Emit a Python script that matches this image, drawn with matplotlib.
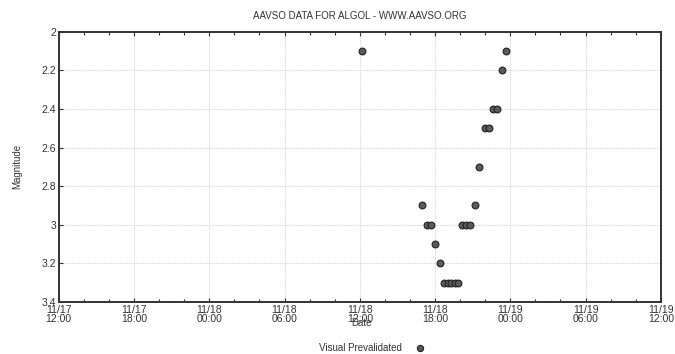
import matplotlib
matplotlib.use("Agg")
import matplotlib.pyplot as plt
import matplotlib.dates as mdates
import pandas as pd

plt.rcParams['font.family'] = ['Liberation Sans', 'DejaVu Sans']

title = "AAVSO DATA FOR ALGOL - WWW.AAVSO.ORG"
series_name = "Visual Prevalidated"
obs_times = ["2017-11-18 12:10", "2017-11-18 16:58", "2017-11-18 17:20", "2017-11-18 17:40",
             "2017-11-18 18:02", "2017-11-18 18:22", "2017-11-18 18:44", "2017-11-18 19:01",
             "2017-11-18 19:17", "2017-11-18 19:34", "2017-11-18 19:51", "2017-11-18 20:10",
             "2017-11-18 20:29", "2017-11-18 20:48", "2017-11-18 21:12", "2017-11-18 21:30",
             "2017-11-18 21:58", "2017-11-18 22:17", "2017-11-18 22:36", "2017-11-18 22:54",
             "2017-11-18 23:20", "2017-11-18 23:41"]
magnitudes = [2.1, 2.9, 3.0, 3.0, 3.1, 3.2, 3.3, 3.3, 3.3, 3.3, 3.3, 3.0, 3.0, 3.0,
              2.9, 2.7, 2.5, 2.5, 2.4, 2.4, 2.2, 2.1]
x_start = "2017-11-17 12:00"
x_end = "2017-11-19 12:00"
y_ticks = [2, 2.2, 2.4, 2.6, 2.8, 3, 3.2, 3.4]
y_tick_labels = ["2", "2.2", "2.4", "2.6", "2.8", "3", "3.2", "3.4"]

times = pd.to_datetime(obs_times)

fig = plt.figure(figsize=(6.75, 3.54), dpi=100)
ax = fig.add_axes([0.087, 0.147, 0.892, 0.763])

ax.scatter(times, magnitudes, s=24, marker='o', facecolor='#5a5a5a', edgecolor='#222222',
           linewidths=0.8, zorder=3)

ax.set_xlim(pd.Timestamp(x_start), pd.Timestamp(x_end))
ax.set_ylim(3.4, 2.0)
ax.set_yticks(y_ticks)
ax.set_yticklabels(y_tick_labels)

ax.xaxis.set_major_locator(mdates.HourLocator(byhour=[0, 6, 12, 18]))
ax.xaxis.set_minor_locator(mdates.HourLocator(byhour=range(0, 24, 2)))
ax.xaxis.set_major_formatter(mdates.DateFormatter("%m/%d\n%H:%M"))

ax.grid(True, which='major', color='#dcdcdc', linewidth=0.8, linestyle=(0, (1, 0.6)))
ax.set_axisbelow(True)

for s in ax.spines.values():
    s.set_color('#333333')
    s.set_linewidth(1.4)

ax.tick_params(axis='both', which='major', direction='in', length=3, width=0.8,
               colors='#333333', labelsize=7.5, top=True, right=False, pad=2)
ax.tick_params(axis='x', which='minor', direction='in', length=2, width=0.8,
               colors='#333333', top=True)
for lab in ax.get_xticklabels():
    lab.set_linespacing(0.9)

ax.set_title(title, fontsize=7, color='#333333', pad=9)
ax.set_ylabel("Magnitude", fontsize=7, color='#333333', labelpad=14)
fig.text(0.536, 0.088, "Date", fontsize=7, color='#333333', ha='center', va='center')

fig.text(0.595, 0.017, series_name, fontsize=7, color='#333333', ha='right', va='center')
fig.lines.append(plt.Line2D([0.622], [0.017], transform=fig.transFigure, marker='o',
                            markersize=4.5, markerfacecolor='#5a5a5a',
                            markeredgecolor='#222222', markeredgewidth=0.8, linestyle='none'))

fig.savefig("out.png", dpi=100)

=====

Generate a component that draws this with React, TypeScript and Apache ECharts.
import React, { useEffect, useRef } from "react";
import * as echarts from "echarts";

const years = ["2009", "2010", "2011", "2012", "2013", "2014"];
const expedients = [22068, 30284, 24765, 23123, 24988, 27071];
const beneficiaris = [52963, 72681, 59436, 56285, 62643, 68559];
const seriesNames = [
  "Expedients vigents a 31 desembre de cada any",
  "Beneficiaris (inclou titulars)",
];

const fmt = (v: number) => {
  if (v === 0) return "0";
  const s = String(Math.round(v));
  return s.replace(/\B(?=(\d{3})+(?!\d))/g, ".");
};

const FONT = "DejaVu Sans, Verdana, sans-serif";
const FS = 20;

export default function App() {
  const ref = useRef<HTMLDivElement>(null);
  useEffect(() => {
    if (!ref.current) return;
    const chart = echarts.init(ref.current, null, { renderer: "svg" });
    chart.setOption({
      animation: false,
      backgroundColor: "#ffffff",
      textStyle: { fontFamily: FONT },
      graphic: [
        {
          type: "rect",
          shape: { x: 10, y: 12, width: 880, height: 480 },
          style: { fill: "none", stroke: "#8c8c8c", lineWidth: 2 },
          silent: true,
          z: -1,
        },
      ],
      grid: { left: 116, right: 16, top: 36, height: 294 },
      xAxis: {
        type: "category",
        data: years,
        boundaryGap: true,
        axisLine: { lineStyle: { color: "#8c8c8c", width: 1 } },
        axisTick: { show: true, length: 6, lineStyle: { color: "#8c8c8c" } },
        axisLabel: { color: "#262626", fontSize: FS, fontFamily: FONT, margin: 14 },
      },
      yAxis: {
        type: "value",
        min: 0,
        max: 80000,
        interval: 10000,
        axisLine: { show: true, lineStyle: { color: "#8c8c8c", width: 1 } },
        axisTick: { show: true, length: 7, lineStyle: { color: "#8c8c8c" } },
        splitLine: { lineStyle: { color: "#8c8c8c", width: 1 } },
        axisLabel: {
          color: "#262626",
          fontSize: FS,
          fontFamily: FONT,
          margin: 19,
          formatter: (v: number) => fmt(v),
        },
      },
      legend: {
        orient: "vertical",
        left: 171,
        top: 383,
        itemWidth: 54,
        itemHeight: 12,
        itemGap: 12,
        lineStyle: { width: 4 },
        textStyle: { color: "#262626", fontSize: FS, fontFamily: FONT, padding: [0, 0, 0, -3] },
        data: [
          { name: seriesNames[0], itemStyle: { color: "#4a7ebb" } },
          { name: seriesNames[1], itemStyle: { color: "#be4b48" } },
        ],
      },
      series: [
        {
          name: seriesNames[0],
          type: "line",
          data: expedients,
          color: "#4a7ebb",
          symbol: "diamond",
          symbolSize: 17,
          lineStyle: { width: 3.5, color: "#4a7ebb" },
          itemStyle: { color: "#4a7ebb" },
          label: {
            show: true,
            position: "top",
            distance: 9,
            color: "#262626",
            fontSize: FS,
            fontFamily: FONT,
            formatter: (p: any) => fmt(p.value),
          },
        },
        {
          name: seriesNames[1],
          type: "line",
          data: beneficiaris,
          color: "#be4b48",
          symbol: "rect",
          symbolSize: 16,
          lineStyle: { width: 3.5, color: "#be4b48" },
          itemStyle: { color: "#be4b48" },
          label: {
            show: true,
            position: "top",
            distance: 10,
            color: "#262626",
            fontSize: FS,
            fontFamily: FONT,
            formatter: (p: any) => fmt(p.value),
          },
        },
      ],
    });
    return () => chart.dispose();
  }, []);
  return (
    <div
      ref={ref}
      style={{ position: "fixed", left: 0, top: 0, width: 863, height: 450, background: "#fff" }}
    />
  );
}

=====

[REQUIRED TASK] Your task is to collect every line above that contains the word "this".

[FULL OUTPUT]
Emit a Python script that matches this image, drawn with matplotlib.
Generate a component that draws this with React, TypeScript and Apache ECharts.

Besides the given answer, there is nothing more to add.